Search
  • Matthew Jenkins

Lessons my mum taught me

Seeing as Mothers’ Day is upon us again already (it appears to come round quicker each year these days), I thought it only fitting that I share a few pearls of wisdom my mother has passed me over the years.


Firstly, I should probably point out that my mother isn't a high-flying business woman. She isn’t Karen Brady, Deborah Meaden or any of the other women that appear to fly through Dragons Den these days, nor has she ever had any aspiration as far as I know to replicate what these women do. I should probably also point out that my mother isn’t a stay at home mum either. My mum falls (or fell as I should more accurately point out as she's now retired) into that middle ground of raising two kids and holding down a steady job at the same time.


My mum in fact held the same position as cashier of a high street bank not too far from home for more than 25 years, and whilst this might not be the most high-flying of jobs, there are numerous lessons I learnt over the years in watching what she did and how she did it. 

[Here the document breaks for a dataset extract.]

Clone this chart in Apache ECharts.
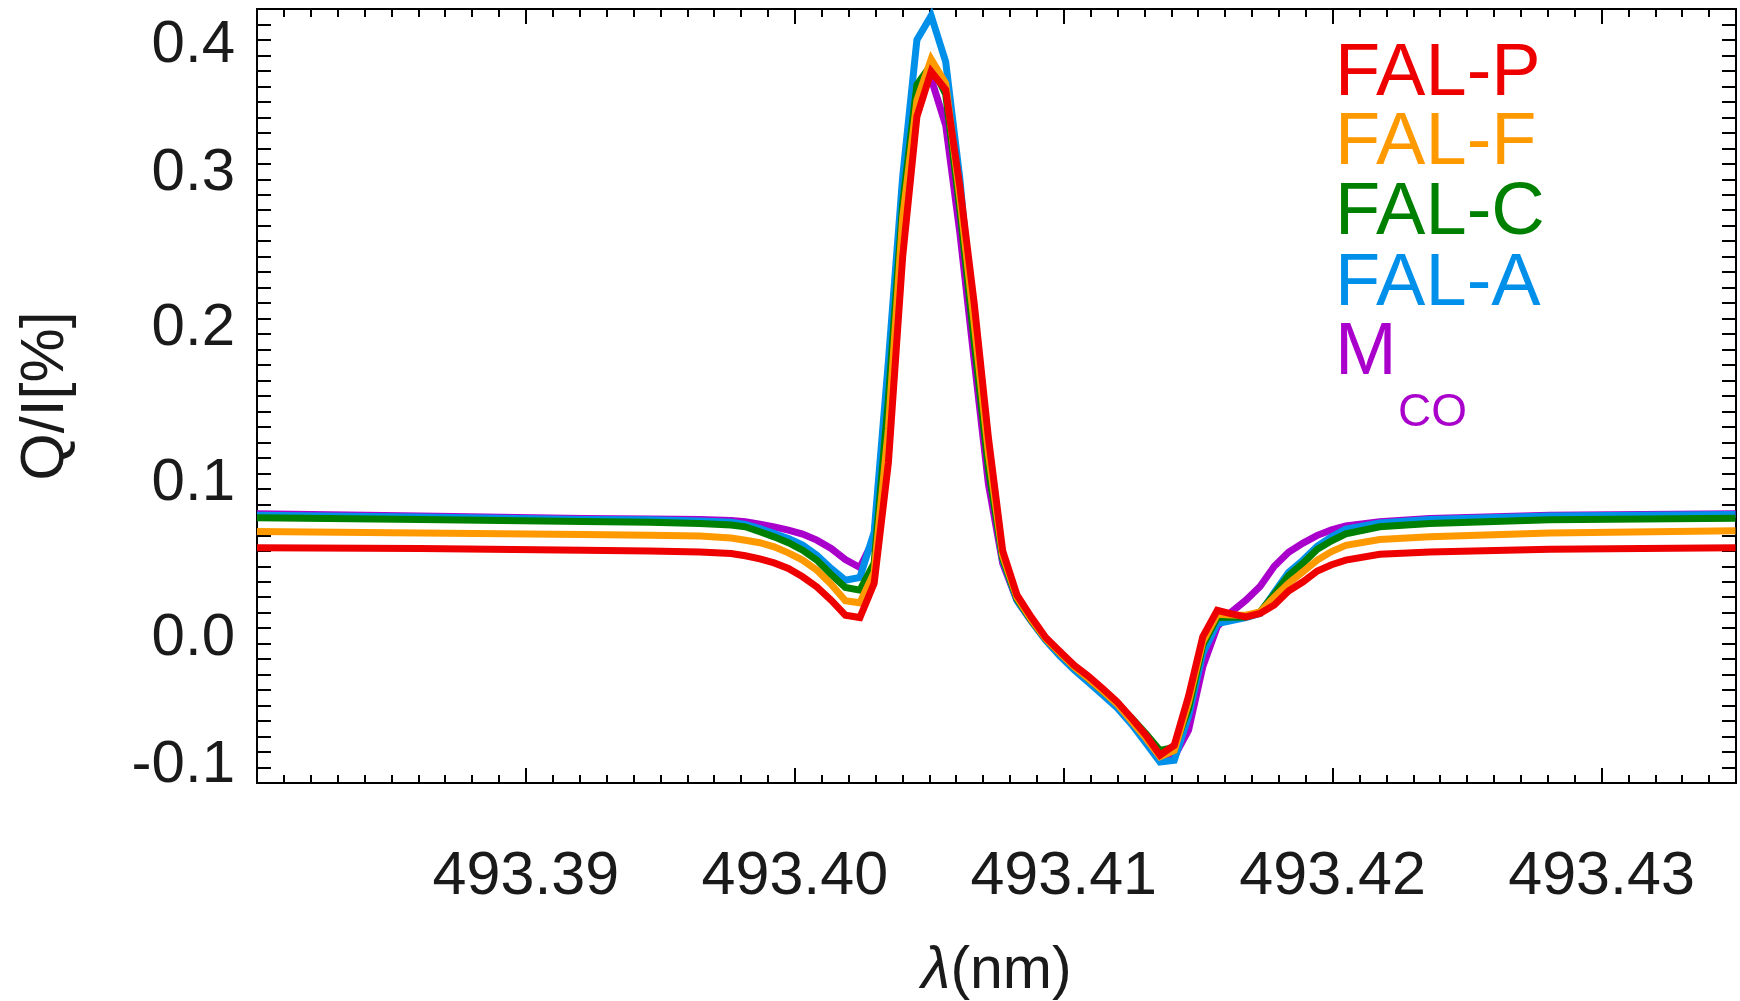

So in honour of mothers day, and when better to share this... here are a couple of pearls of wisdom passed to me by my wonderful mum.


1.       Team player

My mum is a strong team player. She had her personal preferences of where she enjoyed working, one particular branch being her favourite, but the cashier team across Bristol is small and wasn't always reliable, and even though she didn’t always enjoy it, my mum was always willing to go wherever needed to make sure things ran smoothly. Where others may have called in sick or simply refused to change their day-to-day routine, my mum went about it all with a smile and saw that this change in location was only ever short term, often returning from the new location having found something to enjoy about it. 


2.       Loyalty

My mum is loyal, she worked for the same bank for more than 25 years which by all accounts is something quite rare these days. I can’t begin to imagine the changes she saw over the years as various new technology got ushered in, the cashiers often being the last to find out and even more often being the ones having to make the biggest change. Where other employees fell by the way-side, some ousted through various change programs, others moving up the career ladder and others simply stepping down, my mum simply dealt with every change thrown at her by the bank and as a result was always regarded as a valued member of the bank.


3.       Hard work

My mum isn’t afraid of hard-work. As a student, I would often have to walk past the door of my mum’s bank on the way to university and being the dutiful son, would often stop in with a coffee for her on my way. What struck me over the years is just how hard her job was. Diligently standing in the queue waiting to speak to my mum through the glass panel she sat behind, I got to see first hand how she rarely got time to herself. Its not like an office job where you can take yourself to the kitchen or outside for a cheeky breather. The cashiers were on hand all day facing all manners of people and their specific needs. I lost count of the times I heard her come home from work saying “I didn’t even get time to get a cup-of-coffee today”, her  lunch breaks barely enough time to even eat a sandwich let alone recharge your batteries.  


4.       Composure

As children we were taught the value of saying please and thank you (something I find myself repeating like an endless chant to my own children these days) and to this day I can’t say I have ever heard my mum utter a swear word or even a bad word about someone. That’s not to say she hasn’t said them (or thought them), but more a case that my mum knows the importance of setting a good example and in working terms, being professional. Like I mentioned previously, I stood in line on many occasions waiting to speak with my mum at the bank and got to see first hand the various characters she dealt with as ‘customers’ of the bank and the rude way some felt it was their right to speak to her in. Where others would have lost their rag or be driven to being rude in return, my mum always kept her cool knowing the importance of dealing with the situation in a calm and composed manner. 


5.       Customer service

Similar to the value in having composure in tense situations, my mum always knew the importance of providing excellent customer service and did just that for more than 25 years in the end. I’ve heard first hand from customers stood in line just how much they value her personal touch in dealing with their requests. Her skill in remembering the smaller details of each customer all contributed to making the experience of going to the bank all the more special. She took a mundane task for most people and through a little bit of care and attention turned it into a pleasurable experience. 


6.       Friendship

Just like the way my mum treated her customers, my mum knew and continues to know the value of being a friend to those at work. Many of the people my mum has worked with over the years have remained friends with her outside of the bank for 20+ years and whilst they do not see each other as often these days, the friendship is still there. The odd coffee or Christmas card pays homage to the bond she built with people in all those years at work together.


As you can probably tell. I’m proud of my mum, and I like to think that I am a better leader, employee, co-worker as a direct result of these lessons. So happy Mothers Day mum!